Em terceiro lugar, revela-se injustificável, do ponto de vista
jusconstitucional a criação de “relações especiais de poder” ou “privilégios de
foro” no seio do Contencioso Administrativo, atendendo à amplitude do direito
de acesso à justiça e às justificações que presidem às opções legislativas de
recurso hierárquico necessário. Se já era errado justificar constitucionalmente
o recurso hierárquico necessário antes da Reforma de 2004, então, depois da
mesma, ainda se torna mais absurdo procurar explicar a opção legislativa, criando
contenciosos privativos para categorias especiais de atos administrativos.
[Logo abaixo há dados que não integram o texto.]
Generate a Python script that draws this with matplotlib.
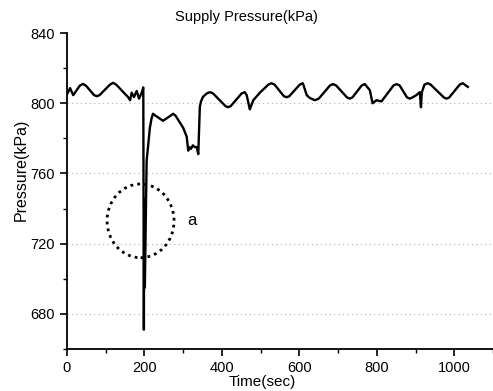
import matplotlib
matplotlib.use("Agg")
import matplotlib.pyplot as plt
from matplotlib.patches import Ellipse
from matplotlib.ticker import MultipleLocator

plt.rcParams['font.family'] = ['Liberation Sans', 'DejaVu Sans']

time_sec = [0, 8, 16, 33, 41, 49, 70, 77, 84, 111, 119, 127, 158, 163, 167, 173, 180, 186, 193, 197,
            198.5, 199.5, 200.5, 201, 205.6, 214, 218, 222, 228, 248, 268, 274, 280, 300, 309, 313,
            316, 320, 325, 330, 335, 339, 343, 346, 351, 361, 369, 377, 409, 416, 423, 451, 459, 464,
            472, 481, 498, 520, 528, 536, 560, 567, 574, 601, 609, 619, 627, 640, 650,
            679, 687, 695, 723, 730, 737, 761, 769, 782, 789, 799, 812,
            843, 851, 859, 878, 885, 892, 902, 911, 914, 916, 923, 931, 939,
            973, 980, 987, 1014, 1022, 1035]
pressure = [805, 808.6, 804.6, 810, 811, 810, 804.6, 804, 804.6, 810.6, 811.6, 810.6, 803.4, 801.7, 806, 803.5, 807, 802.6, 806, 809,
            671, 745, 700, 695, 767, 786, 791, 794, 793, 790, 793, 794, 793, 786, 781, 773,
            775, 774, 776, 775, 775, 771, 798, 801, 803.6, 805.6, 806.3, 805.6, 798.4, 797.7, 798.4, 805.6, 806.3, 804.6,
            796.5, 801.7, 806, 810.6, 811.4, 810.6, 804, 803.4, 804, 810.6, 811.4, 804.6, 803, 801.7, 802.6,
            810.1, 810.9, 810.1, 803.3, 802.6, 803.3, 810.1, 810.9, 807.4, 800, 801.7, 801,
            810.1, 810.9, 810.1, 803.3, 802.6, 803.3, 804.6, 806.3, 797.7, 806, 810.6, 811.4, 810.6,
            803.3, 802.6, 803.3, 810.6, 811.4, 809.3]

x_ticks = [0, 200, 400, 600, 800, 1000]
y_ticks = [680, 720, 760, 800, 840]

fig = plt.figure(figsize=(4.93, 3.91), dpi=100)
ax = fig.add_axes([0.1359, 0.1074, 0.8641, 0.8082])

ax.plot(time_sec, pressure, color='black', lw=1.7, solid_joinstyle='round')

ax.set_xlim(0, 1100)
ax.set_ylim(660, 840)
ax.set_xticks(x_ticks)
ax.set_yticks(y_ticks)
ax.xaxis.set_minor_locator(MultipleLocator(100))
ax.yaxis.set_minor_locator(MultipleLocator(20))
ax.tick_params(axis='both', which='major', length=5, width=1.2, labelsize=10.5, direction='out')
ax.tick_params(axis='both', which='minor', length=3, width=1.0, direction='out')

for s in ['top', 'right']:
    ax.spines[s].set_visible(False)
for s in ['left', 'bottom']:
    ax.spines[s].set_linewidth(1.3)

for yv in [680, 720, 760, 800]:
    ax.axhline(yv, color='#b0b0b0', lw=0.8, ls=(0, (1, 3)), zorder=0)

ell = Ellipse((190, 733), width=173, height=42, fill=False, edgecolor='black',
              lw=2, ls=(0, (1, 1.5)))
ax.add_patch(ell)
ax.text(310, 733, 'a', fontsize=12, ha='left', va='center')

ax.set_xlabel('Time(sec)', fontsize=11, labelpad=0, x=0.458)
ax.set_ylabel('Pressure(kPa)', fontsize=11.5, labelpad=1, y=0.566)
fig.text(0.5, 0.957, 'Supply Pressure(kPa)', ha='center', va='center', fontsize=10.5)

fig.savefig('out.png', dpi=100)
Tal
consagração revela-se inconstitucional por ferir o conteúdo essencial do
direito fundamental de acesso à justiça administrativa e do princípio da tutela
plena e efetiva dos particulares e ainda do princípio da igualdade de
tratamento dos particulares.
Em quarto lugar, devemos concluir que o CPTA, concretizando o direito
fundamental de acesso ao Contencioso Administrativo (268º nº4 CRP), vem
estabelecer um princípio de promoção do acesso à justiça (7º CPTA), segundo o
qual o mérito deve prevalecer sobre as formalidades, o que implica que se
evitem diligências inúteis (8º nº2 CPTA) – e, como temos vindo a referir, não
há nada mais inútil do que uma garantia graciosa prévia quando tal exigência
foi excluídas, em definitivo, do leque de pressupostos processuais do processo
administrativo.
Ora, afigura-se-nos como triste o facto do referido TCA do Sul no
processo sub judice ter caído na
esparrela do fantasma do pecado
original, seguindo o (pouco) avisado entendimento do segmento dominante da
doutrina nacional. Só por mero acaso é que, neste processo, o perfilamento
deste entendimento não revestiu consequências desastrosas para o lesado. A tal
estaria o Autor condenado, não fosse a existência, nesse mesmo Regulamento de
Disciplina da GNR da norma do artigo 124º, que estabelece que “a interposição
de recurso hierárquico não suspende a decisão recorrida”.